Key Takeaways For Procurement Leaders
Modern procurement wins by balancing cost, resilience, compliance, and innovation. These strategic sourcing approaches—from TCO and SRM to agile procurement and ESG—give teams a practical playbook for creating measurable value.
If you want fast impact, start with spend visibility, a repeatable sourcing workflow, and a KPI dashboard. Then build deeper category strategies and supplier partnerships that make the organization more competitive over time.
Frequently Asked Questions (FAQs)
Here are answers to some of the most commonly asked questions:
What Is The Difference Between Strategic Sourcing And Traditional Procurement?
Traditional procurement is transactional and reactive, focused on completing purchases and negotiating price. Strategic sourcing is proactive and long-term, aligning purchasing decisions to business goals while optimizing cost, risk, and supplier value across the entire lifecycle.
Why Are Strategic Sourcing Methods Important for Executive Leadership?
They turn procurement into a predictable value engine. Leaders gain better budget control, fewer disruptions, stronger compliance, and clearer visibility into where money is going and what risks are attached to critical suppliers.

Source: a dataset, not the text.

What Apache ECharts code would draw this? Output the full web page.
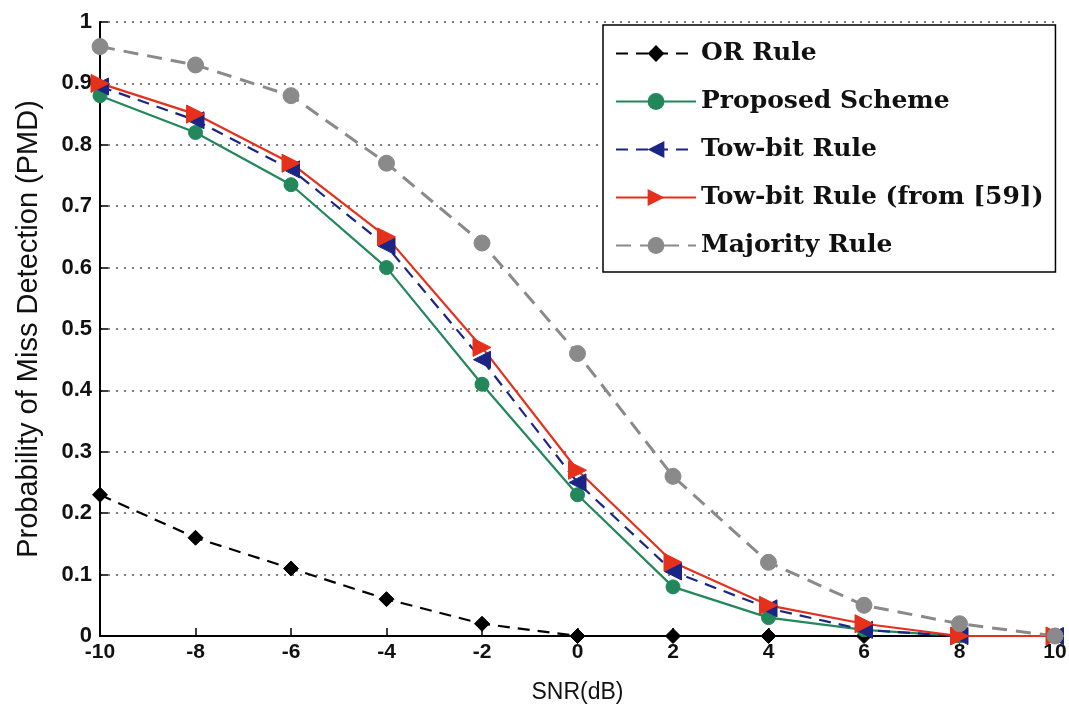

How Does AI Impact Strategic Sourcing?
AI improves speed and decision quality by automating routine tasks and analyzing data at scale. It can flag spend anomalies, surface supplier risk signals earlier, and support predictive planning for lead times and price volatility.
What Role Does Sustainability Play in Modern Sourcing?
Sustainability is a risk and reputation issue as much as an environmental one. By evaluating suppliers for environmental and labor practices, companies reduce the chance of scandals, meet stakeholder expectations, and often find efficiency gains like lower packaging and freight costs.
What Is Nearshoring, and When Does It Make Sense?
Nearshoring moves sourcing closer to your primary market to reduce lead times and logistics volatility. It makes sense when speed, agility, and risk reduction outweigh the labor-cost advantage of distant supply locations.